Konto oszczędnościowo-emerytalne Aliora to połączenie lokaty z kontem oszczędnościowym, ale z ograniczeniami przedterminowej wypłaty środków. Możemy zyskać 5 proc. w skali roku na programie 5-letnim lub 6 proc. jeśli będziemy oszczędzać 10 lat. Minimalna miesięczna składka to 50 zł, a kalkulator w witrynie banku ułatwi nam obliczenie perspektyw zysków. Możemy również zawiesić wpłacanie składek po wcześniejszym powiadomieniu banku. Lepiej skorzystać z tej opcji niż przestać regularnie opłacać składki, bo bank naliczy karną opłatę, która poważnie zmniejszy zgromadzone przez nas środki.
Wygoda czy darmowy lunch
Poszukiwacze okazji na rynku będą bacznie obserwować produkty łączące kilka usług, jednak nie dadzą się złapać, jeśli oferta nie będzie naprawdę korzystna. Żeby mieć tzw. darmowy lunch dzięki odpowiedniemu zarządzaniu produktami bankowymi, trzeba poświecić temu sporo czasu.

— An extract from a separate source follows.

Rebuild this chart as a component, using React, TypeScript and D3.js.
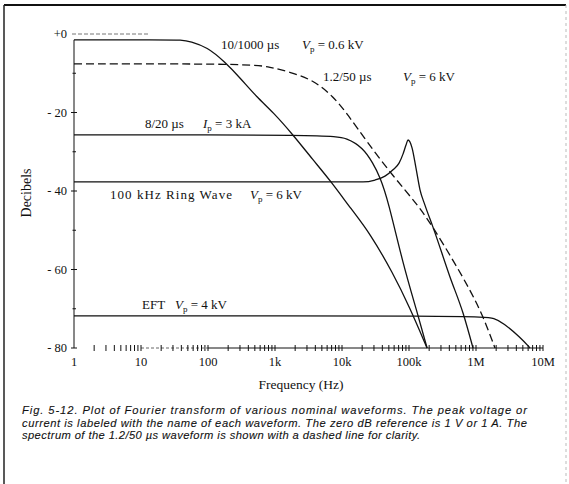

Można regularnie szukać najwyższego oprocentowania na lokatach, korzystać z różnych produktów inwestycyjnych, a także zarabiać na zmianie kursów walut. Rachunki są bezpłatne, jeśli wykonamy określoną ilość płatności kartą lub przelejemy wynagrodzenie. Żeby być tzw. łowcą wisienek, trzeba jednak regularnie śledzić oferty banków i transferować środki lub pilnować listy stałych zleceń. Większość klientów woli zapłacić dodatkowo lub dostać niższe odsetki, ale nie martwić się o ciągłe operacje pomiędzy rachunkami. Pole do popisu mają banki, którym pomysłów nie brakuje żeby ułatwić nam życie. Oczywiście pod warunkiem, że pozostaniemy lojalnymi klientami.